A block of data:
**********

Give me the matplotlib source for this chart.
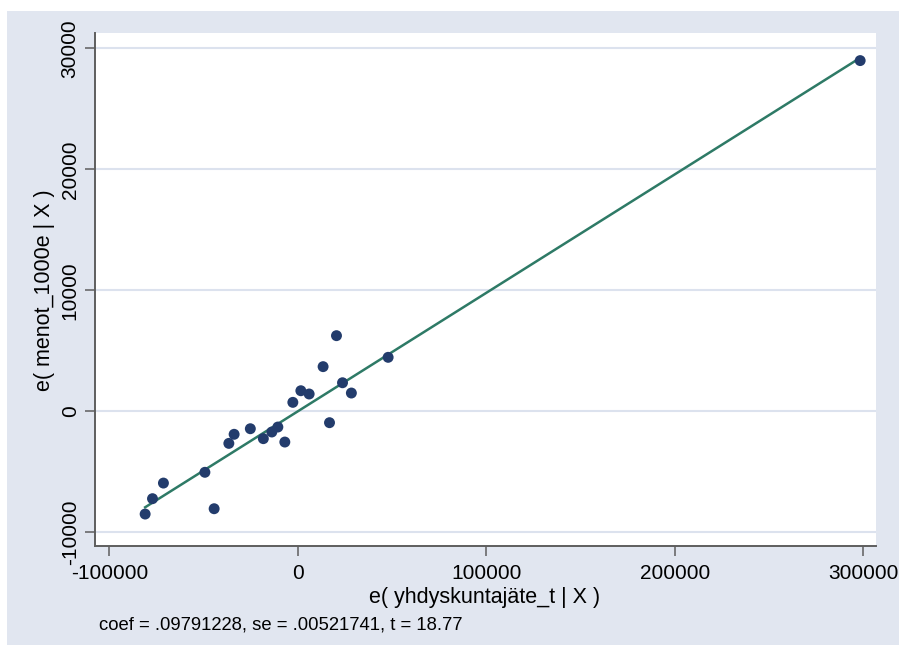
import numpy as np
import matplotlib
matplotlib.use("Agg")
import matplotlib.pyplot as plt
from matplotlib.patches import Rectangle

# ---------------------------------------------------------------------------
# Data
# ---------------------------------------------------------------------------
x_resid = [-81000, -77100, -71300, -49300, -44400, -36600, -33800, -25200,
           -18300, -13800, -10600, -6900, -2650, 1600, 6000, 13400, 16800,
           20500, 23700, 28400, 47900, 298300]
y_resid = [-8490, -7220, -5930, -5040, -8050, -2650, -1900, -1440,
           -2260, -1710, -1300, -2540, 740, 1700, 1430, 3690, -940,
           6250, 2360, 1510, 4460, 28980]
coef = 0.09791228
se = 0.00521741
t_stat = 18.77

x_ticks = [-100000, 0, 100000, 200000, 300000]
y_ticks = [-10000, 0, 10000, 20000, 30000]

# ---------------------------------------------------------------------------
# Style
# ---------------------------------------------------------------------------
plt.rcParams["font.family"] = ["Liberation Sans", "DejaVu Sans"]
BG = "#E1E6F0"
GRID = "#DCE2EE"
MARK = "#233C6C"
FIT = "#2E7A66"
SPINE = "#5E5E5E"

W, H = 899, 652
fig = plt.figure(figsize=(W / 100, H / 100), dpi=100, facecolor="white")
fig.patches.append(Rectangle((7 / W, (H - 645) / H), (W - 7) / W, 634 / H,
                             transform=fig.transFigure, facecolor=BG,
                             edgecolor="none", zorder=-10))

ax = fig.add_axes([95 / W, (H - 546) / H, 781 / W, 513 / H])
ax.set_facecolor("white")

x = np.array(x_resid, dtype=float)
y = np.array(y_resid, dtype=float)

ax.scatter(x, y, s=62, color=MARK, edgecolors="none", zorder=3)
xl = np.array([x.min(), x.max()])
ax.plot(xl, coef * xl, color=FIT, linewidth=1.8, zorder=2)

ax.set_xlim(-107600, 306700)
ax.set_ylim(-11130, 31260)
ax.set_xticks(x_ticks)
ax.set_yticks(y_ticks)
ax.set_xticklabels([str(v) for v in x_ticks])
ax.set_yticklabels([str(v) for v in y_ticks])

ax.yaxis.grid(True, color=GRID, linewidth=1.5)
ax.xaxis.grid(False)
ax.set_axisbelow(True)

for side in ["top", "right"]:
    ax.spines[side].set_visible(False)
for side in ["left", "bottom"]:
    ax.spines[side].set_color(SPINE)
    ax.spines[side].set_linewidth(1.4)

ax.tick_params(axis="both", direction="out", length=7, width=1.1,
               color=SPINE, labelsize=15, labelcolor="black")
ax.tick_params(axis="x", pad=6)
ax.tick_params(axis="y", pad=4)
plt.setp(ax.get_yticklabels(), rotation=90, va="center")

fig.text(485 / W, 1 - 597 / H, "e( yhdyskuntajäte_t | X )", fontsize=15.5,
         ha="center", va="center")
fig.text(45 / W, 1 - 290 / H, "e( menot_1000e | X )", fontsize=15.5,
         rotation=90, ha="center", va="center")
fig.text(99 / W, 1 - 625 / H,
         f"coef = .{str(coef).split('.')[1]}, se = .{str(se).split('.')[1]}, t = {t_stat:.2f}",
         fontsize=13.3, ha="left", va="center")

fig.savefig("out.png", dpi=100, facecolor="white")
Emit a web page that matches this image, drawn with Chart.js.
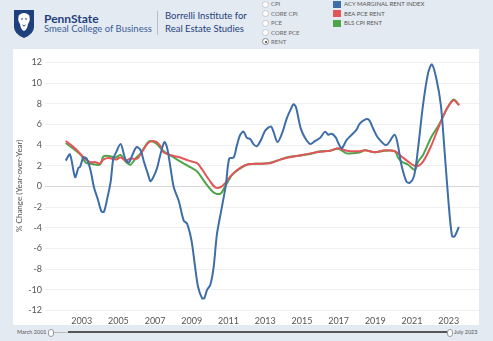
<!DOCTYPE html>
<html>
<head>
<meta charset="utf-8">
<script src="https://cdn.jsdelivr.net/npm/chart.js@4"></script>
<style>
  html, body { margin: 0; padding: 0; }
  body { width: 493px; height: 341px; background: #e4eaf1; position: relative; overflow: hidden; font-family: "Lato", "Open Sans", sans-serif; }
  #panel { position: absolute; left: 13px; top: 49px; width: 466px; height: 276px; background: #fff; }
  #wrap { position: absolute; left: 13px; top: 49px; width: 466px; height: 278px; }
  .t { position: absolute; white-space: nowrap; }
  .radio { position: absolute; left: 262px; width: 7px; height: 7px; border: 1px solid #c4cad2; border-radius: 50%; background: #fff; box-sizing: border-box; }
  .radio.on { border-color: #888; }
  .radio.on::after { content: ""; position: absolute; left: 1.5px; top: 1.5px; width: 2px; height: 2px; border-radius: 50%; background: #333; }
  .rlab { position: absolute; left: 271px; font-size: 6px; color: #666; }
  .sw { position: absolute; left: 333px; width: 8px; height: 7px; }
  .llab { position: absolute; left: 344px; font-size: 6px; color: #555; }
</style>
</head>
<body>
<svg style="position:absolute;left:14px;top:10px" width="20" height="28" viewBox="0 0 20 28">
  <path d="M0 0 H20 V17 Q20 24 10 28 Q0 24 0 17 Z" fill="#1e407c"/>
  <path d="M5 5 Q10 1 15 5 Q17 10 14 14 Q13 20 10 21 Q7 20 6 14 Q3 10 5 5 Z" fill="#fff"/>
  <path d="M7 9 H9 M11 9 H13 M8.5 15 Q10 17 11.5 15" stroke="#1e407c" stroke-width="1" fill="none"/>
</svg>
<div class="t" style="left:44px;top:11px;font-size:12px;font-weight:bold;color:#1e407c;">PennState</div>
<div class="t" style="left:44px;top:23px;font-size:9.5px;color:#3b5d99;">Smeal College of Business</div>
<div style="position:absolute;left:157px;top:11px;width:1px;height:24px;background:#b4bdc9;"></div>
<div class="t" style="left:165px;top:10px;font-size:9.5px;color:#1e407c;">Borrelli Institute for</div>
<div class="t" style="left:165px;top:23px;font-size:9.5px;color:#1e407c;">Real Estate Studies</div>

<div class="radio" style="top:1px"></div><div class="rlab" style="top:0px">CPI</div>
<div class="radio" style="top:10px"></div><div class="rlab" style="top:10px">CORE CPI</div>
<div class="radio" style="top:20px"></div><div class="rlab" style="top:19px">PCE</div>
<div class="radio" style="top:29px"></div><div class="rlab" style="top:29px">CORE PCE</div>
<div class="radio on" style="top:38px"></div><div class="rlab" style="top:38px">RENT</div>

<div class="sw" style="top:1px;background:#3e6ea8"></div><div class="llab" style="top:0px">ACY MARGINAL RENT INDEX</div>
<div class="sw" style="top:10px;background:#e2565a"></div><div class="llab" style="top:10px">BEA PCE RENT</div>
<div class="sw" style="top:20px;background:#4fa44a"></div><div class="llab" style="top:19px">BLS CPI RENT</div>

<div id="panel"></div>
<div id="wrap"><canvas id="plot"></canvas></div>

<div class="t" style="left:17px;top:329px;font-size:5.5px;color:#555;">March 2001</div>
<div style="position:absolute;left:53px;top:332px;width:15px;height:1px;background:#bbb;"></div>
<div style="position:absolute;left:68px;top:331px;width:380px;height:2px;background:#555;"></div>
<div style="position:absolute;left:48px;top:329px;width:4px;height:6px;border:1px solid #999;border-radius:3px;background:#fff;"></div>
<div style="position:absolute;left:447px;top:329px;width:4px;height:6px;border:1px solid #999;border-radius:3px;background:#fff;"></div>
<div class="t" style="left:454px;top:329px;font-size:5.5px;color:#555;">July 2023</div>

<script>
// values (decimal years, % change YoY)
const acyDates = [2002.13, 2002.36, 2002.64, 2002.82, 2002.91, 2003.09, 2003.27, 2003.49, 2003.67, 2003.89,
    2004.07, 2004.21, 2004.40, 2004.58, 2004.72, 2004.85, 2005.12, 2005.30, 2005.39, 2005.57,
    2005.75, 2005.99, 2006.21, 2006.39, 2006.61, 2006.75, 2006.93, 2007.11, 2007.29, 2007.51,
    2007.66, 2007.84, 2008.02, 2008.29, 2008.56, 2008.74, 2008.98, 2009.16, 2009.34, 2009.56,
    2009.68, 2009.83, 2010.01, 2010.19, 2010.37, 2010.64, 2010.86, 2011.04, 2011.28, 2011.46,
    2011.64, 2011.82, 2012.00, 2012.18, 2012.36, 2012.55, 2012.77, 2013.00, 2013.31, 2013.45,
    2013.67, 2013.91, 2014.18, 2014.40, 2014.54, 2014.67, 2014.81, 2014.94, 2015.17, 2015.45,
    2015.72, 2015.99, 2016.26, 2016.44, 2016.63, 2016.86, 2016.98, 2017.17, 2017.44, 2017.71,
    2017.98, 2018.16, 2018.61, 2018.88, 2019.15, 2019.60, 2020.05, 2020.23, 2020.42, 2020.69,
    2020.87, 2021.11, 2021.33, 2021.60, 2021.88, 2022.09, 2022.33, 2022.57, 2022.75, 2022.97,
    2023.18, 2023.33, 2023.55];
const acyValues = [2.5, 3.1, 0.9, 1.8, 1.9, 2.8, 2.7, 1.5, -0.1, -1.3,
    -2.4, -2.45, -1.1, 0.5, 2.7, 3.2, 4.1, 3.1, 2.6, 2.3,
    3.0, 3.8, 3.5, 2.4, 1.2, 0.5, 1.0, 1.8, 3.1, 4.3,
    3.7, 1.8, -0.1, -1.4, -3.3, -3.6, -5.2, -7.5, -9.7, -10.8,
    -10.8, -10.0, -9.5, -7.8, -4.6, -2.0, 0.2, 2.7, 2.8, 4.0,
    5.0, 5.3, 4.7, 4.6, 4.1, 3.9, 4.5, 5.4, 5.8, 5.3,
    4.3, 5.1, 6.6, 7.5, 7.95, 7.7, 6.6, 5.6, 4.7, 4.1,
    4.4, 4.7, 5.3, 5.0, 5.1, 4.7, 4.2, 3.7, 4.5, 5.0,
    5.5, 6.1, 6.5, 5.6, 4.7, 4.0, 5.0, 4.0, 2.1, 0.5,
    0.35, 1.0, 3.7, 7.9, 11.0, 11.8, 10.4, 7.9, 4.0, -1.1,
    -4.8, -4.8, -3.9];

const beaDates = [2002.13, 2002.49, 2002.77, 2002.95, 2003.22, 2003.49, 2003.76, 2003.99, 2004.18, 2004.48,
    2004.85, 2005.12, 2005.39, 2005.66, 2006.03, 2006.30, 2006.66, 2007.02, 2007.29, 2007.47,
    2007.93, 2008.38, 2008.83, 2009.29, 2009.56, 2009.92, 2010.28, 2010.59, 2010.83, 2011.19,
    2011.64, 2012.09, 2012.73, 2013.27, 2013.82, 2014.27, 2014.90, 2015.45, 2015.99, 2016.53,
    2016.98, 2017.44, 2018.16, 2018.43, 2018.98, 2019.52, 2020.07, 2020.43, 2020.79, 2021.24,
    2021.60, 2022.06, 2022.60, 2022.96, 2023.27, 2023.42, 2023.56];
const beaValues = [4.4, 3.9, 3.45, 3.1, 2.6, 2.35, 2.35, 2.2, 2.6, 2.75,
    2.6, 2.8, 2.5, 2.7, 2.7, 3.4, 4.25, 4.35, 3.9, 3.3,
    3.0, 2.8, 2.5, 2.25, 1.65, 0.7, -0.1, -0.05, 0.35, 1.15,
    1.8, 2.15, 2.2, 2.25, 2.6, 2.8, 3.0, 3.2, 3.35, 3.45,
    3.7, 3.45, 3.4, 3.5, 3.3, 3.5, 3.4, 2.9, 2.4, 1.95,
    2.4, 4.0, 6.4, 7.7, 8.35, 8.15, 7.85];

const blsDates = [2002.13, 2002.58, 2002.95, 2003.22, 2003.49, 2003.99, 2004.18, 2004.48, 2004.85, 2005.12,
    2005.39, 2005.66, 2005.93, 2006.21, 2006.66, 2007.02, 2007.47, 2007.93, 2008.38, 2008.83,
    2009.29, 2009.74, 2010.20, 2010.56, 2010.83, 2011.19, 2011.64, 2012.09, 2012.73, 2013.27,
    2013.82, 2014.27, 2014.90, 2015.45, 2015.99, 2016.53, 2016.98, 2017.44, 2018.16, 2018.43,
    2018.98, 2019.52, 2020.07, 2020.25, 2020.43, 2020.79, 2021.15, 2021.33, 2021.60, 2022.06,
    2022.51, 2022.96, 2023.27, 2023.56];
const blsValues = [4.2, 3.6, 3.05, 2.3, 2.2, 2.1, 2.9, 2.95, 2.8, 3.05,
    2.4, 2.1, 2.7, 3.2, 4.35, 4.2, 3.4, 2.9, 2.4, 1.95,
    1.45, 0.35, -0.6, -0.7, 0.05, 1.1, 1.75, 2.15, 2.2, 2.3,
    2.6, 2.85, 3.0, 3.15, 3.4, 3.45, 3.65, 3.2, 3.3, 3.5,
    3.3, 3.45, 3.4, 2.75, 2.4, 2.1, 1.6, 2.4, 3.05, 4.8,
    6.1, 7.7, 8.4, 7.9];

const xTickYears = [2003, 2005, 2007, 2009, 2011, 2013, 2015, 2017, 2019, 2021, 2023];
const yTickValues = [-12, -10, -8, -6, -4, -2, 0, 2, 4, 6, 8, 10, 12];

function toPoints(dates, values) {
    return dates.map((d, i) => ({x: d, y: values[i]}));
}

function lineSet(label, dates, values, color) {
    return {
        label: label,
        data: toPoints(dates, values),
        borderColor: color,
        backgroundColor: color,
        borderWidth: 2,
        pointRadius: 0,
        tension: 0.3,
        fill: false
    };
}

const ctx = document.getElementById("plot").getContext("2d");
new Chart(ctx, {
    type: 'line',
    data: {
        datasets: [
            lineSet("ACY MARGINAL RENT INDEX", acyDates, acyValues, "#3e6ea8"),
            lineSet("BEA PCE RENT", beaDates, beaValues, "#e2565a"),
            lineSet("BLS CPI RENT", blsDates, blsValues, "#4fa44a")
        ]
    },
    options: {
        responsive: true,
        maintainAspectRatio: false,
        animation: false,
        layout: {padding: {top: 6, right: 0, left: 0, bottom: 0}},
        plugins: {legend: {display: false}, tooltip: {enabled: false}},
        scales: {
            x: {
                type: 'linear',
                min: 2001.0,
                max: 2024.65,
                afterBuildTicks: (s) => { s.ticks = xTickYears.map(v => ({value: v})); },
                afterFit: (s) => { s.height = 13; },
                grid: {display: false, drawTicks: false},
                border: {display: false},
                ticks: {
                    autoSkip: false,
                    maxRotation: 0,
                    padding: 2,
                    color: "#555",
                    font: {family: "Lato", size: 9},
                    callback: (v) => String(v)
                }
            },
            y: {
                min: -12.33,
                max: 12.48,
                afterBuildTicks: (s) => { s.ticks = yTickValues.map(v => ({value: v})); },
                afterFit: (s) => { s.width = 32; },
                grid: {
                    drawTicks: false,
                    color: (c) => (c.tick && c.tick.value === 0) ? "#d6d6d6" : "#f0f0f0"
                },
                border: {display: false},
                ticks: {
                    padding: 3,
                    color: "#555",
                    font: {family: "Lato", size: 9}
                },
                title: {
                    display: true,
                    text: "% Change (Year-over-Year)",
                    color: "#555",
                    padding: {top: 2, bottom: 0},
                    font: {family: "Lato", size: 8}
                }
            }
        }
    }
});
</script>
</body>
</html>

**********

Give the lines again word for word, from the start of the records to the line holding "from matplotlib.patches import Rectangle", both included, and leave out any picture.

Give me the matplotlib source for this chart.
import numpy as np
import matplotlib
matplotlib.use("Agg")
import matplotlib.pyplot as plt
from matplotlib.patches import Rectangle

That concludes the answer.